Write out, word for word, every line from the first one through the line that holds "(title) at (12,23)", and nothing else; skip the pictures.

+===+

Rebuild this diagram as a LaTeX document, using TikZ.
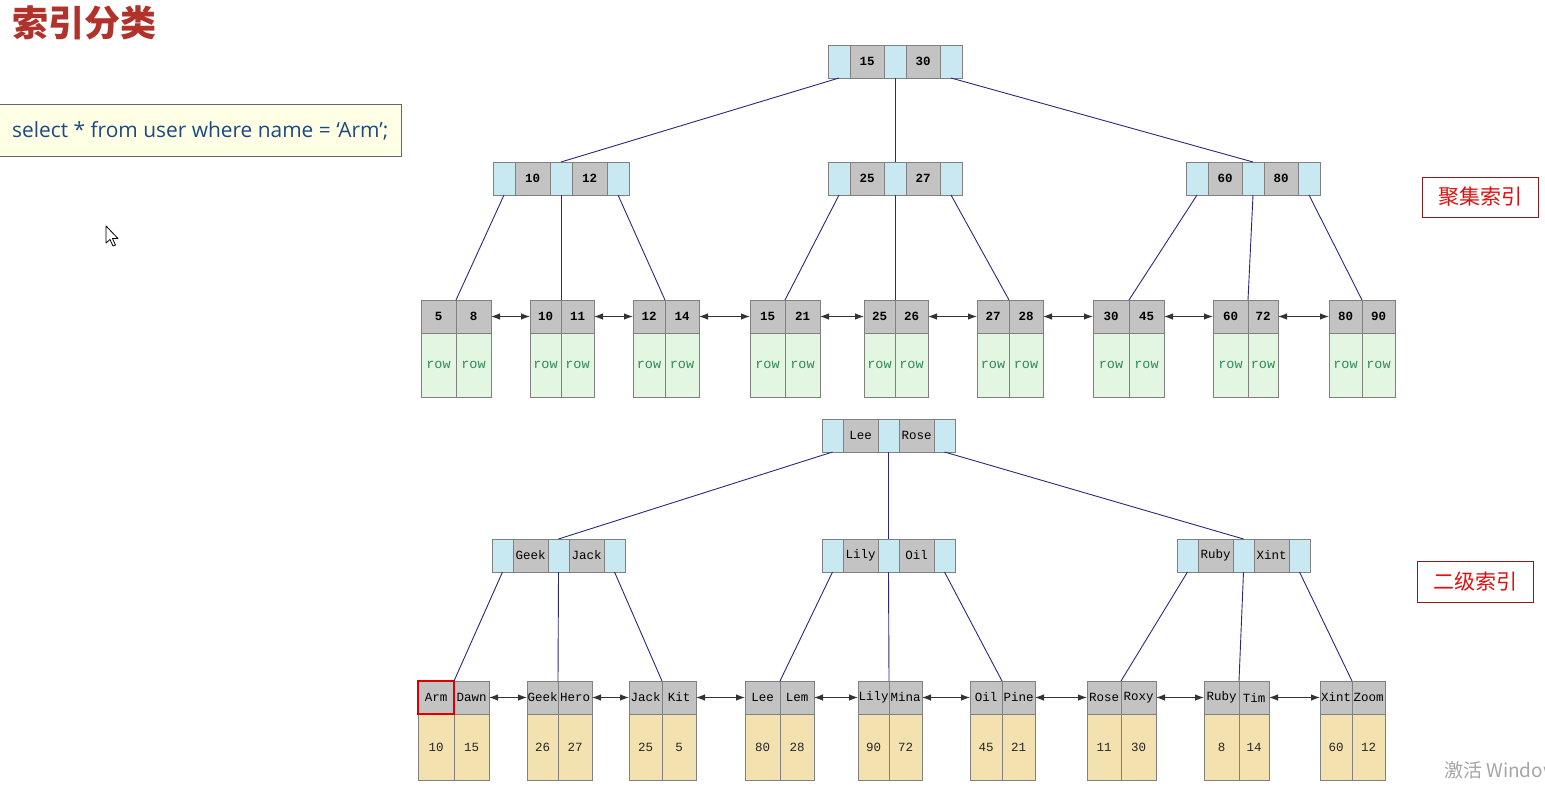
\documentclass[tikz,border=0pt]{standalone}
\usepackage{fontspec}
\usetikzlibrary{arrows.meta}
\newfontfamily\cjk{Noto Sans CJK SC}
\newfontfamily\monof{Liberation Mono}
\newfontfamily\sansf{Open Sans}
\definecolor{ptr}{HTML}{C8E8F2}
\definecolor{keyg}{HTML}{C3C3C3}
\definecolor{rowg}{HTML}{E3F6E1}
\definecolor{valy}{HTML}{F3E2B0}
\definecolor{cellb}{HTML}{808080}
\definecolor{linkc}{HTML}{2A2A78}
\definecolor{rowtxt}{HTML}{2E8B57}
\definecolor{titlered}{HTML}{B0322A}
\definecolor{sqlblue}{HTML}{1C4A80}
\definecolor{sqlbg}{HTML}{FFFFE6}
\definecolor{lblred}{HTML}{E01010}
\definecolor{lblbord}{HTML}{8B1A1A}
\tikzset{
  boxcell/.style={draw=cellb, line width=0.8pt, inner sep=0pt, outer sep=0pt, anchor=north west},
  pcell/.style={boxcell, fill=ptr, minimum height=33pt},
  kcell/.style={boxcell, fill=keyg, minimum height=33pt, font=\monof\fontsize{12.5}{14}\selectfont},
  vcell/.style={boxcell, fill=rowg, minimum height=64pt, text=rowtxt, font=\monof\fontsize{13.5}{15}\selectfont},
  linkline/.style={draw=linkc, line width=0.9pt},
  dbl/.style={draw=black!80, line width=1pt, {Latex[length=9pt,width=6.5pt]}-{Latex[length=9pt,width=6.5pt]}},
}
\newcommand\inode[7]{%
  \node[pcell, minimum width=#4pt] (#1-p1) at (#2,#3) {};
  \node[kcell, minimum width=#5pt] (#1-k1) at (#1-p1.north east) {#6};
  \node[pcell, minimum width=#4pt] (#1-p2) at (#1-k1.north east) {};
  \node[kcell, minimum width=#5pt] (#1-k2) at (#1-p2.north east) {#7};
  \node[pcell, minimum width=#4pt] (#1-p3) at (#1-k2.north east) {};
}
\newcommand\leaf[9]{%
  \node[kcell, minimum width=#4pt] (#1-a) at (#2,#3) {#6};
  \node[kcell, minimum width=#5pt] (#1-b) at (#1-a.north east) {#7};
  \node[vcell, minimum width=#4pt] (#1-va) at (#1-a.south west) {#8};
  \node[vcell, minimum width=#5pt] (#1-vb) at (#1-b.south west) {#9};
}
\begin{document}
\begin{tikzpicture}[x=1pt,y=-1pt]
\useasboundingbox[fill=white] (0,0) rectangle (1545,787);

% title
\node[anchor=west, inner sep=0pt, text=titlered, font=\cjk\bfseries\fontsize{36}{40}\selectfont] (title) at (12,23) {索引分类};

% SQL box
\node[draw=black!60, fill=sqlbg, line width=0.9pt, inner sep=0pt, outer sep=0pt, anchor=north west, minimum width=402pt, minimum height=52pt] (sql) at (-1,104) {};
\node[anchor=west, inner sep=0pt, text=sqlblue, font=\sansf\fontsize{20.9}{24}\selectfont] (sqltext) at (12,131) {select * from user where name = ‘Arm’;};

% cursor
\draw[fill=white, draw=black, line width=0.8pt, line join=round] (106,226) -- (106,243) -- (110,239.5) -- (113,246) -- (115.5,245) -- (112.5,238.5) -- (118,238.5) -- cycle;

% labels
\node[draw=lblbord, line width=0.9pt, minimum width=116pt, minimum height=40pt, inner sep=0pt, text=lblred, font=\cjk\fontsize{21}{24}\selectfont] (lab1) at (1480,197) {聚集索引};
\node[draw=lblbord, line width=0.9pt, minimum width=116pt, minimum height=41pt, inner sep=0pt, text=lblred, font=\cjk\fontsize{21}{24}\selectfont] (lab2) at (1475,581.5) {二级索引};

% ===== clustered index tree =====
\begin{scope}[kcell/.append style={font=\monof\bfseries\fontsize{12.5}{14}\selectfont}]
\inode{R}{828}{45}{22}{34}{15}{30}
\inode{A}{493}{162}{22}{35}{10}{12}
\inode{B}{828}{162}{22}{34}{25}{27}
\inode{C}{1186}{162}{22}{34}{60}{80}
\leaf{T1}{421}{300}{35}{35}{5}{8}{row}{row}
\leaf{T2}{530}{300}{31}{33}{10}{11}{row}{row}
\leaf{T3}{633}{300}{32}{34}{12}{14}{row}{row}
\leaf{T4}{750}{300}{35}{35}{15}{21}{row}{row}
\leaf{T5}{864}{300}{31}{33}{25}{26}{row}{row}
\leaf{T6}{977}{300}{32}{34}{27}{28}{row}{row}
\leaf{T7}{1093}{300}{36}{35}{30}{45}{row}{row}
\leaf{T8}{1213}{300}{35}{30}{60}{72}{row}{row}
\leaf{T9}{1329}{300}{33}{33}{80}{90}{row}{row}
\end{scope}

\draw[linkline] (R-p1.south) -- (A-p2.north);
\draw[linkline] (R-p2.south) -- (B-p2.north);
\draw[linkline] (R-p3.south) -- (C-p2.north);
\draw[linkline] (A-p1.south) -- (T1-a.north east);
\draw[linkline] (A-p2.south) -- (T2-a.north east);
\draw[linkline] (A-p3.south) -- (T3-a.north east);
\draw[linkline] (B-p1.south) -- (T4-a.north east);
\draw[linkline] (B-p2.south) -- (T5-a.north east);
\draw[linkline] (B-p3.south) -- (T6-a.north east);
\draw[linkline] (C-p1.south) -- (T7-a.north east);
\draw[linkline] (C-p2.south) -- (T8-a.north east);
\draw[linkline] (C-p3.south) -- (T9-a.north east);
\foreach \u/\v in {T1/T2,T2/T3,T3/T4,T4/T5,T5/T6,T6/T7,T7/T8,T8/T9}
  \draw[dbl] (\u-b.east) -- (\v-a.west);

% ===== secondary index tree =====
\begin{scope}[vcell/.append style={fill=valy, minimum height=66pt, text=black!85, font=\monof\fontsize{12.5}{14}\selectfont}]
\inode{S}{822}{419}{21}{35}{Lee}{Rose}
\inode{D}{492}{539}{21}{35}{Geek}{Jack}
\inode{E}{822}{539}{21}{35}{Lily}{Oil}
\inode{F}{1177}{539}{21}{35}{Ruby}{Xint}
\leaf{U1}{418}{681}{36}{35}{Arm}{Dawn}{10}{15}
\leaf{U2}{527}{681}{31}{34}{Geek}{Hero}{26}{27}
\leaf{U3}{629}{681}{33}{34}{Jack}{Kit}{25}{5}
\leaf{U4}{745}{681}{35}{34}{Lee}{Lem}{80}{28}
\leaf{U5}{858}{681}{31}{33}{Lily}{Mina}{90}{72}
\leaf{U6}{970}{681}{32}{33}{Oil}{Pine}{45}{21}
\leaf{U7}{1087}{681}{34}{35}{Rose}{Roxy}{11}{30}
\leaf{U8}{1204}{681}{35}{30}{Ruby}{Tim}{8}{14}
\leaf{U9}{1320}{681}{32}{33}{Xint}{Zoom}{60}{12}
\end{scope}
\draw[draw=red!85!black, line width=1.6pt] (U1-a.north west) rectangle (U1-a.south east);

\draw[linkline] (S-p1.south) -- (D-p2.north);
\draw[linkline] (S-p2.south) -- (E-p2.north);
\draw[linkline] (S-p3.south) -- (F-p2.north);
\draw[linkline] (D-p1.south) -- (U1-a.north east);
\draw[linkline] (D-p2.south) -- (U2-a.north east);
\draw[linkline] (D-p3.south) -- (U3-a.north east);
\draw[linkline] (E-p1.south) -- (U4-a.north east);
\draw[linkline] (E-p2.south) -- (U5-a.north east);
\draw[linkline] (E-p3.south) -- (U6-a.north east);
\draw[linkline] (F-p1.south) -- (U7-a.north east);
\draw[linkline] (F-p2.south) -- (U8-a.north east);
\draw[linkline] (F-p3.south) -- (U9-a.north east);
\foreach \u/\v in {U1/U2,U2/U3,U3/U4,U4/U5,U5/U6,U6/U7,U7/U8,U8/U9}
  \draw[dbl] (\u-b.east) -- (\v-a.west);

% watermark
\begin{scope}
\clip (0,0) rectangle (1545,787);
\node[anchor=west, inner sep=0pt, text=black!35, font=\cjk\fontsize{19}{22}\selectfont] (wm) at (1444,770) {激活 Windows};
\end{scope}
\end{tikzpicture}
\end{document}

+===+

- Output below:
Rebuild this diagram as a LaTeX document, using TikZ.
\documentclass[tikz,border=0pt]{standalone}
\usepackage{fontspec}
\usetikzlibrary{arrows.meta}
\newfontfamily\cjk{Noto Sans CJK SC}
\newfontfamily\monof{Liberation Mono}
\newfontfamily\sansf{Open Sans}
\definecolor{ptr}{HTML}{C8E8F2}
\definecolor{keyg}{HTML}{C3C3C3}
\definecolor{rowg}{HTML}{E3F6E1}
\definecolor{valy}{HTML}{F3E2B0}
\definecolor{cellb}{HTML}{808080}
\definecolor{linkc}{HTML}{2A2A78}
\definecolor{rowtxt}{HTML}{2E8B57}
\definecolor{titlered}{HTML}{B0322A}
\definecolor{sqlblue}{HTML}{1C4A80}
\definecolor{sqlbg}{HTML}{FFFFE6}
\definecolor{lblred}{HTML}{E01010}
\definecolor{lblbord}{HTML}{8B1A1A}
\tikzset{
  boxcell/.style={draw=cellb, line width=0.8pt, inner sep=0pt, outer sep=0pt, anchor=north west},
  pcell/.style={boxcell, fill=ptr, minimum height=33pt},
  kcell/.style={boxcell, fill=keyg, minimum height=33pt, font=\monof\fontsize{12.5}{14}\selectfont},
  vcell/.style={boxcell, fill=rowg, minimum height=64pt, text=rowtxt, font=\monof\fontsize{13.5}{15}\selectfont},
  linkline/.style={draw=linkc, line width=0.9pt},
  dbl/.style={draw=black!80, line width=1pt, {Latex[length=9pt,width=6.5pt]}-{Latex[length=9pt,width=6.5pt]}},
}
\newcommand\inode[7]{%
  \node[pcell, minimum width=#4pt] (#1-p1) at (#2,#3) {};
  \node[kcell, minimum width=#5pt] (#1-k1) at (#1-p1.north east) {#6};
  \node[pcell, minimum width=#4pt] (#1-p2) at (#1-k1.north east) {};
  \node[kcell, minimum width=#5pt] (#1-k2) at (#1-p2.north east) {#7};
  \node[pcell, minimum width=#4pt] (#1-p3) at (#1-k2.north east) {};
}
\newcommand\leaf[9]{%
  \node[kcell, minimum width=#4pt] (#1-a) at (#2,#3) {#6};
  \node[kcell, minimum width=#5pt] (#1-b) at (#1-a.north east) {#7};
  \node[vcell, minimum width=#4pt] (#1-va) at (#1-a.south west) {#8};
  \node[vcell, minimum width=#5pt] (#1-vb) at (#1-b.south west) {#9};
}
\begin{document}
\begin{tikzpicture}[x=1pt,y=-1pt]
\useasboundingbox[fill=white] (0,0) rectangle (1545,787);

% title
\node[anchor=west, inner sep=0pt, text=titlered, font=\cjk\bfseries\fontsize{36}{40}\selectfont] (title) at (12,23) {索引分类};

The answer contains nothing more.